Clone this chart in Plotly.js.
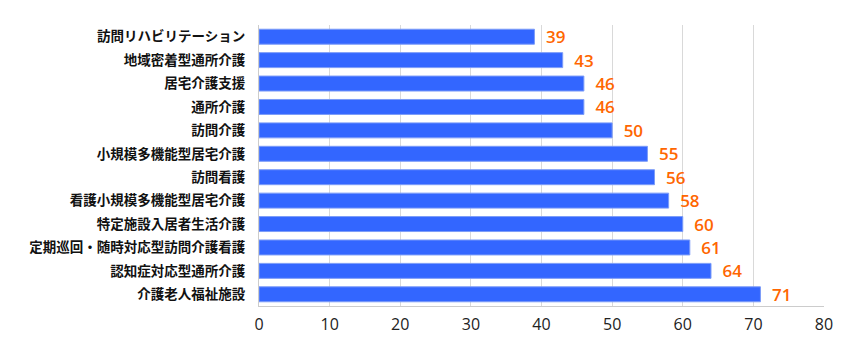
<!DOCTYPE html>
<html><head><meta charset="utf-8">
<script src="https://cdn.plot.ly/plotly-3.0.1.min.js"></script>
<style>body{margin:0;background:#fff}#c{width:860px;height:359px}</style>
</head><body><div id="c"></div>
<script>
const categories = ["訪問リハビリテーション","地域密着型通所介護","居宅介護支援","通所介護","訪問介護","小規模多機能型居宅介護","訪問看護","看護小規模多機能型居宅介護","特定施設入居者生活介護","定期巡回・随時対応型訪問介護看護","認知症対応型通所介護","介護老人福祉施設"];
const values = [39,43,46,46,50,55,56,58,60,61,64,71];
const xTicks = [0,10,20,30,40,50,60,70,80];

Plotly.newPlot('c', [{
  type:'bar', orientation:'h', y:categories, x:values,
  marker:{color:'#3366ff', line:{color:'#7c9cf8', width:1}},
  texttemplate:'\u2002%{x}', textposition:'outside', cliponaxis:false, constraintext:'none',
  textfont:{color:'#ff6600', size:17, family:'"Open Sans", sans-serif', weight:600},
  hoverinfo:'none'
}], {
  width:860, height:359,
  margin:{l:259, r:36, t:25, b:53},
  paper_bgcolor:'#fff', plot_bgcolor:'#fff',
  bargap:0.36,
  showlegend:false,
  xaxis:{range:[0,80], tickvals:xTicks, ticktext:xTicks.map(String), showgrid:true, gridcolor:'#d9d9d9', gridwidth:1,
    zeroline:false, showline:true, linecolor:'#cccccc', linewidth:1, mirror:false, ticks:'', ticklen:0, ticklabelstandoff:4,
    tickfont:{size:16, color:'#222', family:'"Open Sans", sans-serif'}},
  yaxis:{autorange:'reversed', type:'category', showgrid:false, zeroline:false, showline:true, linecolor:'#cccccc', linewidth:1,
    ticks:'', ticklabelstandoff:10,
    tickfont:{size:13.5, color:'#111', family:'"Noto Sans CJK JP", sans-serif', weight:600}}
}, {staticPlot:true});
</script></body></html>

# # #

__The exercise__
Write out the material above once more, exactly as it reads, with no pictures.

__Task solution__
Clone this chart in Plotly.js.
<!DOCTYPE html>
<html><head><meta charset="utf-8">
<script src="https://cdn.plot.ly/plotly-3.0.1.min.js"></script>
<style>body{margin:0;background:#fff}#c{width:860px;height:359px}</style>
</head><body><div id="c"></div>
<script>
const categories = ["訪問リハビリテーション","地域密着型通所介護","居宅介護支援","通所介護","訪問介護","小規模多機能型居宅介護","訪問看護","看護小規模多機能型居宅介護","特定施設入居者生活介護","定期巡回・随時対応型訪問介護看護","認知症対応型通所介護","介護老人福祉施設"];
const values = [39,43,46,46,50,55,56,58,60,61,64,71];
const xTicks = [0,10,20,30,40,50,60,70,80];

Plotly.newPlot('c', [{
  type:'bar', orientation:'h', y:categories, x:values,
  marker:{color:'#3366ff', line:{color:'#7c9cf8', width:1}},
  texttemplate:'\u2002%{x}', textposition:'outside', cliponaxis:false, constraintext:'none',
  textfont:{color:'#ff6600', size:17, family:'"Open Sans", sans-serif', weight:600},
  hoverinfo:'none'
}], {
  width:860, height:359,
  margin:{l:259, r:36, t:25, b:53},
  paper_bgcolor:'#fff', plot_bgcolor:'#fff',
  bargap:0.36,
  showlegend:false,
  xaxis:{range:[0,80], tickvals:xTicks, ticktext:xTicks.map(String), showgrid:true, gridcolor:'#d9d9d9', gridwidth:1,
    zeroline:false, showline:true, linecolor:'#cccccc', linewidth:1, mirror:false, ticks:'', ticklen:0, ticklabelstandoff:4,
    tickfont:{size:16, color:'#222', family:'"Open Sans", sans-serif'}},
  yaxis:{autorange:'reversed', type:'category', showgrid:false, zeroline:false, showline:true, linecolor:'#cccccc', linewidth:1,
    ticks:'', ticklabelstandoff:10,
    tickfont:{size:13.5, color:'#111', family:'"Noto Sans CJK JP", sans-serif', weight:600}}
}, {staticPlot:true});
</script></body></html>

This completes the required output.